> Task requirements
Take every line from the listing below that includes "script" and copy it.

□ □ □ □ □

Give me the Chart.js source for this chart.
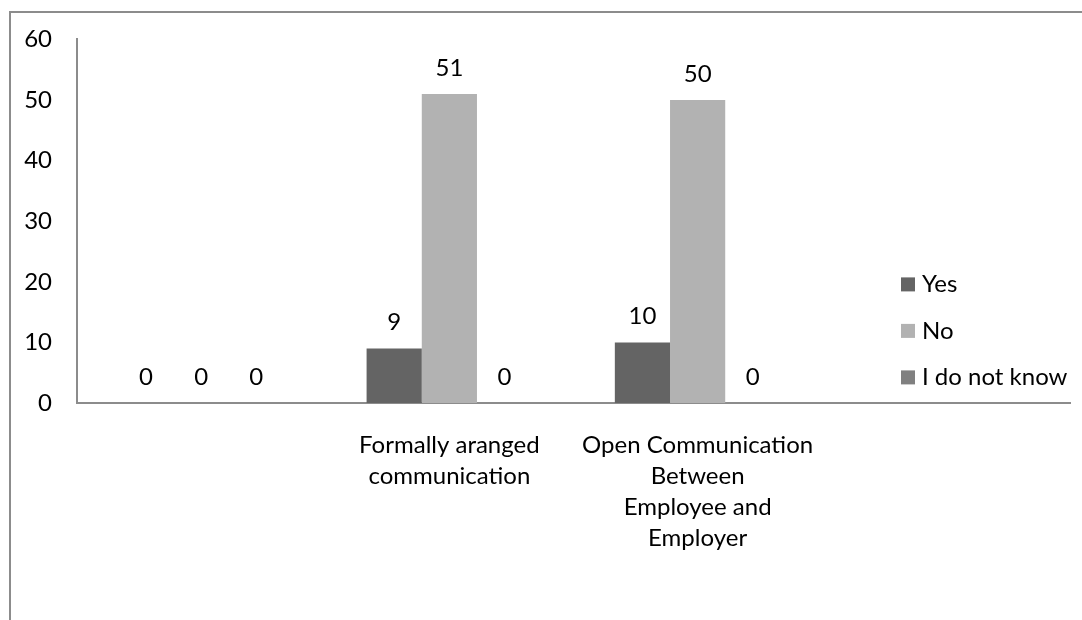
<!DOCTYPE html>
<html>
<head>
<meta charset="utf-8">
<script src="https://cdn.jsdelivr.net/npm/chart.js@4/dist/chart.umd.min.js"></script>
<style>
  html, body { margin: 0; padding: 0; background: #ffffff; }
  #wrap { width: 1082px; height: 620px; position: relative; }
</style>
</head>
<body>
<div id="wrap"><canvas id="c" width="1082" height="620"></canvas></div>
<script>
// Categories (the first and last slots carry no label)
const categories = [
  '',
  ['Formally aranged', 'communication'],
  ['Open Communication', 'Between', 'Employee and', 'Employer'],
  ''
];

// Series
const seriesNames = ['Yes', 'No', 'I do not know'];
const yesValues = [0, 9, 10, null];
const noValues = [0, 51, 50, null];
const dontKnowValues = [0, 0, 0, null];

// Value axis
const yMin = 0;
const yMax = 60;
const yStep = 10;

const seriesColors = ['#646464', '#b2b2b2', '#808080'];
const FONT = 'Lato, Calibri, "Open Sans", sans-serif';
const FONT_SIZE = 24;
const AXIS_COLOR = '#8c8c8c';

// Outer frame, value labels above bars and the legend list
const decorations = {
  id: 'decorations',
  beforeDraw(chart) {
    const ctx = chart.ctx;
    ctx.save();
    ctx.strokeStyle = '#8c8c8c';
    ctx.lineWidth = 2;
    ctx.beginPath();
    ctx.moveTo(10, chart.height);
    ctx.lineTo(10, 12);
    ctx.lineTo(chart.width, 12);
    ctx.stroke();
    ctx.restore();
  },
  afterDatasetsDraw(chart) {
    const ctx = chart.ctx;
    ctx.save();
    ctx.font = FONT_SIZE + 'px ' + FONT;
    ctx.fillStyle = '#000000';
    ctx.textAlign = 'center';
    ctx.textBaseline = 'middle';
    chart.data.datasets.forEach((ds, di) => {
      const meta = chart.getDatasetMeta(di);
      meta.data.forEach((bar, i) => {
        const v = ds.data[i];
        if (v === null || v === undefined) return;
        ctx.fillText(String(v), bar.x, bar.y - 26);
      });
    });
    ctx.restore();
  },
  afterDraw(chart) {
    const ctx = chart.ctx;
    const area = chart.chartArea;
    ctx.save();
    ctx.font = FONT_SIZE + 'px ' + FONT;
    ctx.textAlign = 'left';
    ctx.textBaseline = 'middle';
    const x0 = area.right - 169;
    const yStart = area.top + 245;
    const gap = 46.5;
    chart.data.datasets.forEach((ds, di) => {
      const cy = yStart + di * gap;
      ctx.fillStyle = ds.backgroundColor;
      ctx.fillRect(x0, cy - 7, 14, 14);
      ctx.fillStyle = '#000000';
      ctx.fillText(ds.label, x0 + 21, cy);
    });
    ctx.restore();
  }
};

const datasets = [yesValues, noValues, dontKnowValues].map((vals, i) => ({
  label: seriesNames[i],
  data: vals,
  backgroundColor: seriesColors[i],
  borderWidth: 0,
  categoryPercentage: 0.667,
  barPercentage: 1.0
}));

new Chart(document.getElementById('c'), {
  type: 'bar',
  data: { labels: categories, datasets: datasets },
  options: {
    responsive: false,
    devicePixelRatio: 1,
    animation: false,
    layout: { padding: { top: 27, left: 0, right: 12, bottom: 0 } },
    plugins: {
      legend: { display: false },
      tooltip: { enabled: false }
    },
    scales: {
      x: {
        grid: { display: false, drawTicks: false },
        border: { display: true, color: AXIS_COLOR, width: 2 },
        ticks: {
          color: '#000000',
          font: { family: FONT, size: FONT_SIZE, lineHeight: 1.29 },
          padding: 27,
          maxRotation: 0,
          autoSkip: false
        },
        afterFit(scale) { scale.height = 217; }
      },
      y: {
        min: yMin,
        max: yMax,
        grid: { display: false, drawTicks: false },
        border: { display: true, color: AXIS_COLOR, width: 2 },
        ticks: {
          stepSize: yStep,
          color: '#000000',
          font: { family: FONT, size: FONT_SIZE },
          padding: 25
        },
        afterFit(scale) { scale.width = 77; }
      }
    }
  },
  plugins: [decorations]
});
</script>
</body>
</html>
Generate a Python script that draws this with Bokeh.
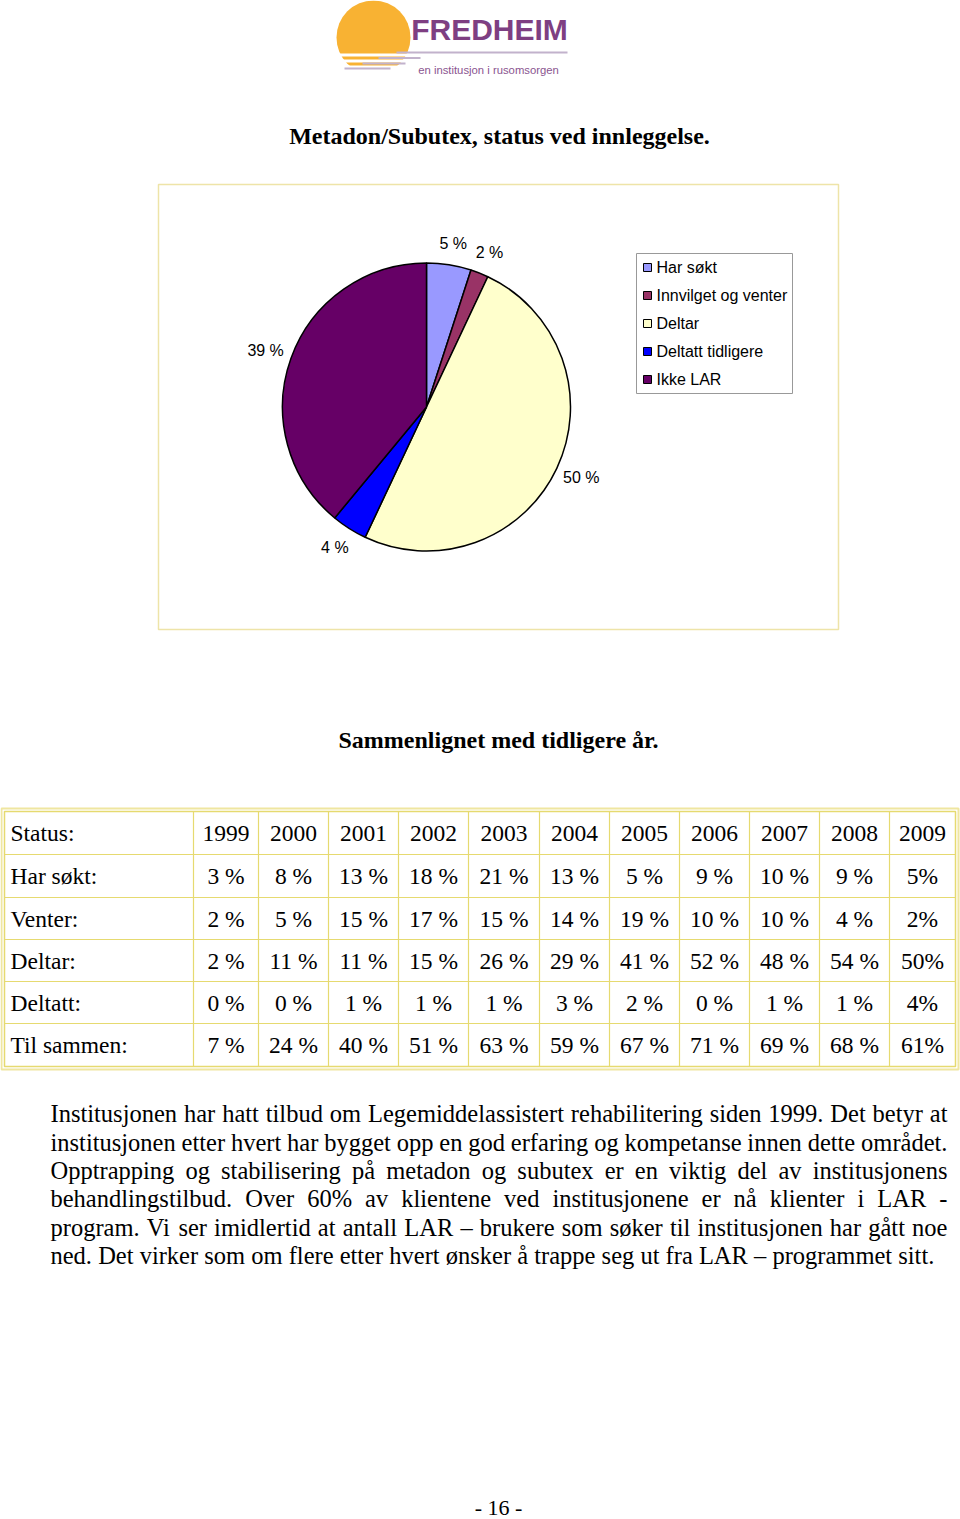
import numpy as np
from bokeh.plotting import figure
from bokeh.models import Range1d
from bokeh.core.properties import value
from bokeh.embed import file_html
from bokeh.resources import INLINE

# ---------------- data ----------------
pie_labels = ["Har søkt", "Innvilget og venter", "Deltar", "Deltatt tidligere", "Ikke LAR"]
pie_values = [5, 2, 50, 4, 39]
pie_colors = ["#9999FF", "#993366", "#FFFFCC", "#0000FF", "#660066"]

years = ["1999", "2000", "2001", "2002", "2003", "2004", "2005", "2006", "2007", "2008", "2009"]
row_labels = ["Status:", "Har søkt:", "Venter:", "Deltar:", "Deltatt:", "Til sammen:"]
har_sokt = ["3 %", "8 %", "13 %", "18 %", "21 %", "13 %", "5 %", "9 %", "10 %", "9 %", "5%"]
venter = ["2 %", "5 %", "15 %", "17 %", "15 %", "14 %", "19 %", "10 %", "10 %", "4 %", "2%"]
deltar = ["2 %", "11 %", "11 %", "15 %", "26 %", "29 %", "41 %", "52 %", "48 %", "54 %", "50%"]
deltatt = ["0 %", "0 %", "1 %", "1 %", "1 %", "3 %", "2 %", "0 %", "1 %", "1 %", "4%"]
til_sammen = ["7 %", "24 %", "40 %", "51 %", "63 %", "59 %", "67 %", "71 %", "69 %", "68 %", "61%"]

title_text = "Metadon/Subutex, status ved innleggelse."
subtitle_text = "Sammenlignet med tidligere år."
paragraph_lines = [
    "Institusjonen har hatt tilbud om Legemiddelassistert rehabilitering siden 1999. Det betyr at",
    "institusjonen etter hvert har bygget opp en god erfaring og kompetanse innen dette området.",
    "Opptrapping og stabilisering på metadon og subutex er en viktig del av institusjonens",
    "behandlingstilbud. Over 60% av klientene ved institusjonene er nå klienter i LAR -",
    "program. Vi ser imidlertid at antall LAR – brukere som søker til institusjonen har gått noe",
    "ned. Det virker som om flere etter hvert ønsker å trappe seg ut fra LAR – programmet sitt.",
]
page_number = "- 16 -"

# ---------------- page setup ----------------
W, H = 960, 1519
def Y(y):
    return H - y

SERIF = value("Liberation Serif")
SANS = value("Liberation Sans")

p = figure(width=W, height=H, x_range=Range1d(0, W), y_range=Range1d(0, H),
           output_backend="svg", toolbar_location=None, min_border=0,
           x_axis_location=None, y_axis_location=None)
p.grid.visible = False
p.outline_line_color = None
p.background_fill_color = "white"
p.border_fill_color = "white"

# ---------------- logo ----------------
p.circle(x=[373], y=[Y(37)], radius=37, fill_color="#F8B233", line_color=None)
# white bands cutting the bottom of the sun (stair shape)
p.quad(left=[330, 330, 330], right=[420, 420, 420],
       top=[Y(53), Y(59), Y(65)], bottom=[Y(56), Y(62), Y(80)],
       fill_color="white", line_color=None)
p.segment(x0=[396, 378, 362, 344], y0=[Y(52), Y(57.5), Y(63), Y(68)],
          x1=[567, 420, 405, 390], y1=[Y(52), Y(57.5), Y(63), Y(68)],
          line_color="#C2B2CC", line_width=2)
p.text(x=[489], y=[Y(29)], text=["FREDHEIM"], text_font=SANS,
       text_font_style="bold", text_font_size="30px", text_color="#7E3F82",
       text_align="center", text_baseline="middle")
p.text(x=[488], y=[Y(69)], text=["en institusjon i rusomsorgen"], text_font=SANS,
       text_font_size="11.3px", text_color="#8A5590", text_align="center", text_baseline="middle")

# ---------------- title ----------------
p.text(x=[499], y=[Y(135)], text=[title_text], text_font=SERIF, text_font_style="bold",
       text_font_size="24px", text_color="black", text_align="center", text_baseline="middle")

# ---------------- pie chart frame ----------------
p.quad(left=[158], right=[838], top=[Y(184)], bottom=[Y(629)],
       fill_color=None, line_color="#EEE4A8", line_width=1.5)

cx, cy, R = 426, Y(406.5), 144
fr = np.array(pie_values, dtype=float) / sum(pie_values)
cum = np.concatenate([[0], np.cumsum(fr)])
a_start = np.pi / 2 - 2 * np.pi * cum[:-1]
a_end = np.pi / 2 - 2 * np.pi * cum[1:]
p.wedge(x=[cx] * len(fr), y=[cy] * len(fr), radius=R,
        start_angle=list(a_end), end_angle=list(a_start),
        fill_color=pie_colors, line_color="black", line_width=1.5)

mid = (a_start + a_end) / 2
lab_x = cx + (R + 27) * np.cos(mid)
lab_y = cy + (R + 22) * np.sin(mid)
p.text(x=list(lab_x), y=list(lab_y),
       text=[f"{v} %" for v in pie_values], text_font=SANS, text_font_size="16px",
       text_color="black", text_align="center", text_baseline="middle")

# legend
p.quad(left=[636], right=[792], top=[Y(253)], bottom=[Y(393)],
       fill_color="white", line_color="#999999", line_width=1)
leg_y = [Y(267 + 28 * i) for i in range(len(pie_labels))]
p.rect(x=[647] * len(pie_labels), y=leg_y, width=8, height=8,
       fill_color=pie_colors, line_color="black", line_width=1)
p.text(x=[656] * len(pie_labels), y=leg_y, text=pie_labels, text_font=SANS,
       text_font_size="16px", text_color="black", text_align="left", text_baseline="middle")

# ---------------- subtitle ----------------
p.text(x=[498], y=[Y(739)], text=[subtitle_text], text_font=SERIF, text_font_style="bold",
       text_font_size="24px", text_color="black", text_align="center", text_baseline="middle")

# ---------------- table ----------------
col_edges = [4, 193, 258, 328, 398, 468, 539, 609, 679, 749, 819, 889, 955]
row_edges = [811, 854, 897, 939, 981, 1023, 1066]
TL = "#E6DA70"
# outer double border
p.quad(left=[1], right=[958], top=[Y(808)], bottom=[Y(1069)],
       fill_color=None, line_color="#EFE6A0", line_width=2)
p.quad(left=[col_edges[0]], right=[col_edges[-1]], top=[Y(row_edges[0])], bottom=[Y(row_edges[-1])],
       fill_color=None, line_color=TL, line_width=1.5)
p.segment(x0=col_edges[1:-1], y0=[Y(row_edges[0])] * (len(col_edges) - 2),
          x1=col_edges[1:-1], y1=[Y(row_edges[-1])] * (len(col_edges) - 2),
          line_color=TL, line_width=1.2)
p.segment(x0=[col_edges[0]] * (len(row_edges) - 2), y0=[Y(r) for r in row_edges[1:-1]],
          x1=[col_edges[-1]] * (len(row_edges) - 2), y1=[Y(r) for r in row_edges[1:-1]],
          line_color=TL, line_width=1.2)

row_centers = [Y((row_edges[i] + row_edges[i + 1]) / 2) for i in range(len(row_edges) - 1)]
col_centers = [(col_edges[i] + col_edges[i + 1]) / 2 for i in range(1, len(col_edges) - 1)]
p.text(x=[10] * len(row_labels), y=row_centers, text=row_labels, text_font=SERIF,
       text_font_size="23.5px", text_color="black", text_align="left", text_baseline="middle")
table_rows = [years, har_sokt, venter, deltar, deltatt, til_sammen]
for ri, row in enumerate(table_rows):
    p.text(x=col_centers, y=[row_centers[ri]] * len(row), text=row, text_font=SERIF,
           text_font_size="23.5px", text_color="black", text_align="center", text_baseline="middle")

# ---------------- paragraph (justified) ----------------
TW = {' ': 250, 'a': 444, 'b': 500, 'c': 444, 'd': 500, 'e': 444, 'f': 333, 'g': 500, 'h': 500,
      'i': 278, 'j': 278, 'k': 500, 'l': 278, 'm': 778, 'n': 500, 'o': 500, 'p': 500, 'q': 500,
      'r': 333, 's': 389, 't': 278, 'u': 500, 'v': 500, 'w': 722, 'x': 500, 'y': 500, 'z': 444,
      'ø': 500, 'å': 444, 'æ': 667, '.': 250, ',': 250, '-': 333, '–': 500, '%': 833,
      'A': 722, 'B': 667, 'C': 667, 'D': 722, 'E': 611, 'F': 556, 'G': 722, 'H': 722, 'I': 333,
      'J': 389, 'K': 722, 'L': 611, 'M': 889, 'N': 722, 'O': 722, 'P': 556, 'R': 667, 'S': 556,
      'T': 611, 'U': 722, 'V': 722, 'W': 944}
FS = 24.5
def tw(s):
    return sum(TW.get(c, 500) for c in s) * FS / 1000

X0, X1 = 50, 947
mid_y = [1113.2 + 28.33 * i for i in range(len(paragraph_lines))]
wx, wy, wt = [], [], []
for li, line in enumerate(paragraph_lines):
    words = line.split(" ")
    if li == len(paragraph_lines) - 1:
        gap = tw(" ")
    else:
        gap = (X1 - X0 - sum(tw(w) for w in words)) / (len(words) - 1)
    x = X0
    for w in words:
        wx.append(x); wy.append(Y(mid_y[li])); wt.append(w)
        x += tw(w) + gap
p.text(x=wx, y=wy, text=wt, text_font=SERIF, text_font_size=f"{FS}px", text_color="black",
       text_align="left", text_baseline="middle")

# ---------------- page number ----------------
p.text(x=[498], y=[Y(1507)], text=[page_number], text_font=SERIF, text_font_size="22px",
       text_color="black", text_align="center", text_baseline="middle")

open("out.html", "w").write(file_html(p, INLINE))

□ □ □ □ □

> The solution
<script src="https://cdn.jsdelivr.net/npm/chart.js@4/dist/chart.umd.min.js"></script>
<script>
</script>
Generate a Python script that draws this with Bokeh.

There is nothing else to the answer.